The notion that her grave would remain unmarked was unthinkable; I would have felt like an ally to those who, from Hitler down, forced her from her family and imposed upon the next seventy years of her life such trauma and such grief-filled loneliness. I took advice on what to have inscribed. No one knew her Hebrew name, so we wrote ‘Here lies buried Greta, daughter of Abraham and Sarah’, to include her in the parentage of her people. Below, we put ‘God is her portion’, because she inherited no parental home and no children inherited her and yet she belonged to the sacred family of all life. In between we wrote: ‘Fleeing the terrors of Nazi Europe, she came alone’. Below that we added:

Also in memory of her parents
and all the parents
who with selfless love
sent their children to safety
in an unknown land.

 
Bloomsbury House, which helped ensure that the girls had placements, produced a leaflet called Mistress and Maid.

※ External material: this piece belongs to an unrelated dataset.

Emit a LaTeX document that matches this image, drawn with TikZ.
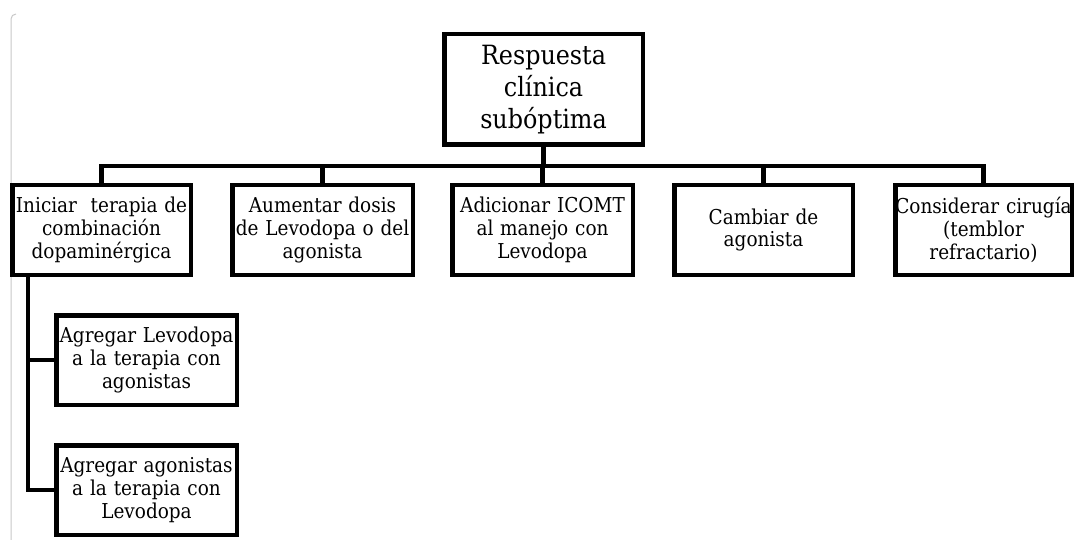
\documentclass[tikz,border=0pt]{standalone}
\usepackage{fontspec}
\setmainfont{DejaVu Serif Condensed}
\begin{document}
\begin{tikzpicture}[x=1pt,y=1pt,
  box/.style={draw=black,line width=4.5pt,fill=white,rectangle,inner xsep=0pt,inner ysep=0pt,
    align=center,minimum height=89.5pt,text width=#1,minimum width=#1},
  rowtxt/.style={font=\fontsize{20.5}{22.8}\selectfont},
  toptxt/.style={font=\fontsize{26.5}{31.7}\selectfont},
  conn/.style={draw=black,line width=4.5pt,line cap=rect},
  pageedge/.style={draw=black!22,line width=1pt}]
\useasboundingbox (0,0) rectangle (1076,-540);
\draw[pageedge] (11,-540) -- (11,-19) arc[start angle=180,end angle=90,radius=5];
% top
\node[box=198.5pt,toptxt,minimum height=110.5pt] (top) at (543.5,-89.5) {Respuesta\\clínica\\subóptima};
% row
\node[box=178.5pt,rowtxt] (b1) at (101.5,-230) {Iniciar\ \ terapia de\\combinación\\dopaminérgica};
\node[box=180.5pt,rowtxt] (b2) at (322.5,-230) {Aumentar dosis\\de Levodopa o del\\agonista};
\node[box=180.5pt,rowtxt] (b3) at (542.5,-230) {Adicionar ICOMT\\al manejo con\\Levodopa};
\node[box=178.5pt,rowtxt] (b4) at (763.5,-230) {Cambiar de\\agonista};
\node[box=176.5pt,rowtxt] (b5) at (983.5,-230) {Considerar cirugía\\(temblor\\refractario)};
% sub
\node[box=180.5pt,rowtxt] (s1) at (146.5,-360) {Agregar Levodopa\\a la terapia con\\agonistas};
\node[box=180.5pt,rowtxt] (s2) at (146.5,-490) {Agregar agonistas\\a la terapia con\\Levodopa};
% connectors
\coordinate (bus) at (543.5,-166);
\coordinate (spine) at (28,-277);
\draw[conn] (top.south) -- (bus);
\draw[conn] (b1.north) |- (bus) -| (b5.north);
\draw[conn] (b2.north) -- (b2.north |- bus);
\draw[conn] (b3.north) -- (b3.north |- bus);
\draw[conn] (b4.north) -- (b4.north |- bus);
\draw[conn] (spine) |- (s2.west);
\draw[conn] (spine |- s1.west) -- (s1.west);
\end{tikzpicture}
\end{document}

It advised the latter to ‘adapt yourself as quickly as possible to your new surroundings’ but warned employers that ‘many of these girls are trying to forget their terrible experiences before they found shelter in this country’. What they were certainly not trying to forget were their families. Most spent whatever spare time they were able to extract from a twelve hour working day and what money they could save from their meagre allowance knocking on every door in the desperate hope of obtaining visas and saving their parents from the narrowing encirclement of persecution and death. Few were successful.
 
A year ago I was present at the unveiling of a monument in Hoek van Holland to commemorate the children of the Kindertransport, most of whom embarked here for their voyage to Britain. ‘It was such a mercy that England took us in’, said one of the Kinder, ‘and such a cruelty that parents and children were separated.
 
I was recently in touch with a man from the Congo who saw his mother for the first time after a quarter of a century, years which included many losses. Before meeting her he wrote that he was praying to God to give him the wisdom to bring courage to his mother, and that he hoped to see her happy once again.
 
What can we do, who are blessed to see each day at least some of those we love, to stop tyranny imposing such suffering upon so many people whose dreams are the same as ours?